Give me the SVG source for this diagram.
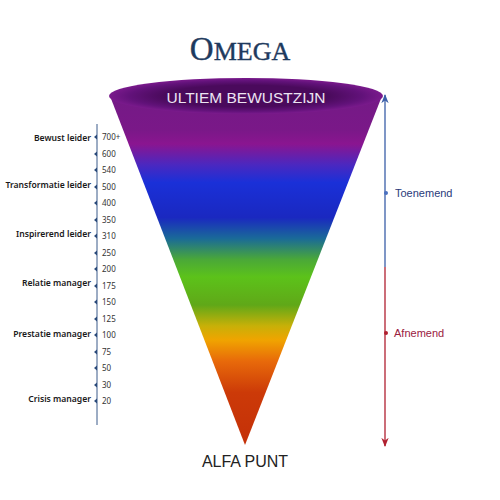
<svg xmlns="http://www.w3.org/2000/svg" width="500" height="500" viewBox="0 0 500 500">
<defs>
<linearGradient id="cone" gradientUnits="userSpaceOnUse" x1="0" y1="95" x2="0" y2="445">
<stop offset="0" stop-color="#741a86"/>
<stop offset="0.1" stop-color="#7a1888"/>
<stop offset="0.14" stop-color="#8a1590"/>
<stop offset="0.2" stop-color="#4a28c0"/>
<stop offset="0.25" stop-color="#1a30d8"/>
<stop offset="0.35" stop-color="#1a28c0"/>
<stop offset="0.41" stop-color="#1a6a98"/>
<stop offset="0.47" stop-color="#4aa838"/>
<stop offset="0.52" stop-color="#5cc21a"/>
<stop offset="0.6" stop-color="#60a818"/>
<stop offset="0.66" stop-color="#c8b008"/>
<stop offset="0.7" stop-color="#f0a400"/>
<stop offset="0.76" stop-color="#e86a0a"/>
<stop offset="0.85" stop-color="#cc3a08"/>
<stop offset="1" stop-color="#c43008"/>
</linearGradient>
<radialGradient id="rim" cx="0.5" cy="0.5" r="0.5">
<stop offset="0.6" stop-color="#4a0a5c"/>
<stop offset="0.85" stop-color="#62127a"/>
<stop offset="1" stop-color="#7a1a8c"/>
</radialGradient>
<marker id="ahB" viewBox="0 0 10 10" refX="9" refY="5" markerWidth="7" markerHeight="7" orient="auto-start-reverse">
<path d="M0,1 L10,5 L0,9 L3,5 Z" fill="#3a5ea8"/>
</marker>
<marker id="ahR" viewBox="0 0 10 10" refX="9" refY="5" markerWidth="7" markerHeight="7" orient="auto">
<path d="M0,1 L10,5 L0,9 L3,5 Z" fill="#b02030"/>
</marker>
<style>
.lbl{font-family:"Noto Sans","Open Sans",sans-serif;font-size:8.6px;font-weight:600;fill:#1a1a1a;text-anchor:end}
.num{font-family:"Noto Sans","Open Sans",sans-serif;font-size:8px;fill:#333}
.tick{fill:#2a4a7a}
</style>
</defs>

<g id="title">
<text x="240" y="60" text-anchor="middle" font-family="'Liberation Serif',serif" fill="#1e3a5e" stroke="#1e3a5e" stroke-width="0.4"><tspan font-size="33">O</tspan><tspan font-size="26">MEGA</tspan></text>
</g>

<g id="cone">
<path d="M110,96 L245,445 L382,96 Z" fill="url(#cone)"/>
<ellipse cx="246" cy="96" rx="137" ry="18" fill="url(#rim)"/>
<text x="246" y="103" text-anchor="middle" font-family="'Liberation Sans',sans-serif" font-size="15.5" fill="#ece4f2">ULTIEM BEWUSTZIJN</text>
</g>

<g id="alfa">
<text x="245" y="467" text-anchor="middle" font-family="'Liberation Sans',sans-serif" font-size="16" fill="#222">ALFA PUNT</text>
</g>

<g id="scale">
<line x1="97" y1="124" x2="97" y2="425" stroke="#3b5a8a" stroke-width="1"/>
<g class="tick">
<path d="M94,137 l3,-2.5 v5 z"/><path d="M94,154 l3,-2.5 v5 z"/><path d="M94,170 l3,-2.5 v5 z"/><path d="M94,187 l3,-2.5 v5 z"/>
<path d="M94,203 l3,-2.5 v5 z"/><path d="M94,220 l3,-2.5 v5 z"/><path d="M94,236 l3,-2.5 v5 z"/><path d="M94,253 l3,-2.5 v5 z"/>
<path d="M94,269 l3,-2.5 v5 z"/><path d="M94,286 l3,-2.5 v5 z"/><path d="M94,302 l3,-2.5 v5 z"/><path d="M94,319 l3,-2.5 v5 z"/>
<path d="M94,335 l3,-2.5 v5 z"/><path d="M94,352 l3,-2.5 v5 z"/><path d="M94,368 l3,-2.5 v5 z"/><path d="M94,385 l3,-2.5 v5 z"/>
<path d="M94,401 l3,-2.5 v5 z"/>
</g>
<text class="num" x="102" y="140">700+</text>
<text class="num" x="102" y="157">600</text>
<text class="num" x="102" y="173">540</text>
<text class="num" x="102" y="190">500</text>
<text class="num" x="102" y="206">400</text>
<text class="num" x="102" y="223">350</text>
<text class="num" x="102" y="239">310</text>
<text class="num" x="102" y="256">250</text>
<text class="num" x="102" y="272">200</text>
<text class="num" x="102" y="289">175</text>
<text class="num" x="102" y="305">150</text>
<text class="num" x="102" y="322">125</text>
<text class="num" x="102" y="338">100</text>
<text class="num" x="102" y="355">75</text>
<text class="num" x="102" y="371">50</text>
<text class="num" x="102" y="388">30</text>
<text class="num" x="102" y="404">20</text>
</g>

<g id="levels">
<text class="lbl" x="91" y="141">Bewust leider</text>
<text class="lbl" x="91" y="188">Transformatie leider</text>
<text class="lbl" x="91" y="237">Inspirerend leider</text>
<text class="lbl" x="91" y="286">Relatie manager</text>
<text class="lbl" x="91" y="337">Prestatie manager</text>
<text class="lbl" x="91" y="402">Crisis manager</text>
</g>

<g id="connectors">
<line x1="385" y1="267" x2="385" y2="95" stroke="#3a5ea8" stroke-width="1.3" marker-end="url(#ahB)"/>
<line x1="385" y1="267" x2="385" y2="446" stroke="#b02030" stroke-width="1.3" marker-end="url(#ahR)"/>
<circle cx="386" cy="193" r="2" fill="#4a70c0"/>
<circle cx="386" cy="333" r="2" fill="#b02030"/>
</g>

<g id="toenemend">
<text x="395" y="197" font-family="'Liberation Sans',sans-serif" font-size="11" fill="#2a3a7a">Toenemend</text>
</g>
<g id="afnemend">
<text x="394" y="337" font-family="'Liberation Sans',sans-serif" font-size="11" fill="#9a2040">Afnemend</text>
</g>
</svg>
----------
What you have to do:
Go through the listing above and quote it exactly, apart from its images.

Response:
Give me the SVG source for this diagram.
<svg xmlns="http://www.w3.org/2000/svg" width="500" height="500" viewBox="0 0 500 500">
<defs>
<linearGradient id="cone" gradientUnits="userSpaceOnUse" x1="0" y1="95" x2="0" y2="445">
<stop offset="0" stop-color="#741a86"/>
<stop offset="0.1" stop-color="#7a1888"/>
<stop offset="0.14" stop-color="#8a1590"/>
<stop offset="0.2" stop-color="#4a28c0"/>
<stop offset="0.25" stop-color="#1a30d8"/>
<stop offset="0.35" stop-color="#1a28c0"/>
<stop offset="0.41" stop-color="#1a6a98"/>
<stop offset="0.47" stop-color="#4aa838"/>
<stop offset="0.52" stop-color="#5cc21a"/>
<stop offset="0.6" stop-color="#60a818"/>
<stop offset="0.66" stop-color="#c8b008"/>
<stop offset="0.7" stop-color="#f0a400"/>
<stop offset="0.76" stop-color="#e86a0a"/>
<stop offset="0.85" stop-color="#cc3a08"/>
<stop offset="1" stop-color="#c43008"/>
</linearGradient>
<radialGradient id="rim" cx="0.5" cy="0.5" r="0.5">
<stop offset="0.6" stop-color="#4a0a5c"/>
<stop offset="0.85" stop-color="#62127a"/>
<stop offset="1" stop-color="#7a1a8c"/>
</radialGradient>
<marker id="ahB" viewBox="0 0 10 10" refX="9" refY="5" markerWidth="7" markerHeight="7" orient="auto-start-reverse">
<path d="M0,1 L10,5 L0,9 L3,5 Z" fill="#3a5ea8"/>
</marker>
<marker id="ahR" viewBox="0 0 10 10" refX="9" refY="5" markerWidth="7" markerHeight="7" orient="auto">
<path d="M0,1 L10,5 L0,9 L3,5 Z" fill="#b02030"/>
</marker>
<style>
.lbl{font-family:"Noto Sans","Open Sans",sans-serif;font-size:8.6px;font-weight:600;fill:#1a1a1a;text-anchor:end}
.num{font-family:"Noto Sans","Open Sans",sans-serif;font-size:8px;fill:#333}
.tick{fill:#2a4a7a}
</style>
</defs>

<g id="title">
<text x="240" y="60" text-anchor="middle" font-family="'Liberation Serif',serif" fill="#1e3a5e" stroke="#1e3a5e" stroke-width="0.4"><tspan font-size="33">O</tspan><tspan font-size="26">MEGA</tspan></text>
</g>

<g id="cone">
<path d="M110,96 L245,445 L382,96 Z" fill="url(#cone)"/>
<ellipse cx="246" cy="96" rx="137" ry="18" fill="url(#rim)"/>
<text x="246" y="103" text-anchor="middle" font-family="'Liberation Sans',sans-serif" font-size="15.5" fill="#ece4f2">ULTIEM BEWUSTZIJN</text>
</g>

<g id="alfa">
<text x="245" y="467" text-anchor="middle" font-family="'Liberation Sans',sans-serif" font-size="16" fill="#222">ALFA PUNT</text>
</g>

<g id="scale">
<line x1="97" y1="124" x2="97" y2="425" stroke="#3b5a8a" stroke-width="1"/>
<g class="tick">
<path d="M94,137 l3,-2.5 v5 z"/><path d="M94,154 l3,-2.5 v5 z"/><path d="M94,170 l3,-2.5 v5 z"/><path d="M94,187 l3,-2.5 v5 z"/>
<path d="M94,203 l3,-2.5 v5 z"/><path d="M94,220 l3,-2.5 v5 z"/><path d="M94,236 l3,-2.5 v5 z"/><path d="M94,253 l3,-2.5 v5 z"/>
<path d="M94,269 l3,-2.5 v5 z"/><path d="M94,286 l3,-2.5 v5 z"/><path d="M94,302 l3,-2.5 v5 z"/><path d="M94,319 l3,-2.5 v5 z"/>
<path d="M94,335 l3,-2.5 v5 z"/><path d="M94,352 l3,-2.5 v5 z"/><path d="M94,368 l3,-2.5 v5 z"/><path d="M94,385 l3,-2.5 v5 z"/>
<path d="M94,401 l3,-2.5 v5 z"/>
</g>
<text class="num" x="102" y="140">700+</text>
<text class="num" x="102" y="157">600</text>
<text class="num" x="102" y="173">540</text>
<text class="num" x="102" y="190">500</text>
<text class="num" x="102" y="206">400</text>
<text class="num" x="102" y="223">350</text>
<text class="num" x="102" y="239">310</text>
<text class="num" x="102" y="256">250</text>
<text class="num" x="102" y="272">200</text>
<text class="num" x="102" y="289">175</text>
<text class="num" x="102" y="305">150</text>
<text class="num" x="102" y="322">125</text>
<text class="num" x="102" y="338">100</text>
<text class="num" x="102" y="355">75</text>
<text class="num" x="102" y="371">50</text>
<text class="num" x="102" y="388">30</text>
<text class="num" x="102" y="404">20</text>
</g>

<g id="levels">
<text class="lbl" x="91" y="141">Bewust leider</text>
<text class="lbl" x="91" y="188">Transformatie leider</text>
<text class="lbl" x="91" y="237">Inspirerend leider</text>
<text class="lbl" x="91" y="286">Relatie manager</text>
<text class="lbl" x="91" y="337">Prestatie manager</text>
<text class="lbl" x="91" y="402">Crisis manager</text>
</g>

<g id="connectors">
<line x1="385" y1="267" x2="385" y2="95" stroke="#3a5ea8" stroke-width="1.3" marker-end="url(#ahB)"/>
<line x1="385" y1="267" x2="385" y2="446" stroke="#b02030" stroke-width="1.3" marker-end="url(#ahR)"/>
<circle cx="386" cy="193" r="2" fill="#4a70c0"/>
<circle cx="386" cy="333" r="2" fill="#b02030"/>
</g>

<g id="toenemend">
<text x="395" y="197" font-family="'Liberation Sans',sans-serif" font-size="11" fill="#2a3a7a">Toenemend</text>
</g>
<g id="afnemend">
<text x="394" y="337" font-family="'Liberation Sans',sans-serif" font-size="11" fill="#9a2040">Afnemend</text>
</g>
</svg>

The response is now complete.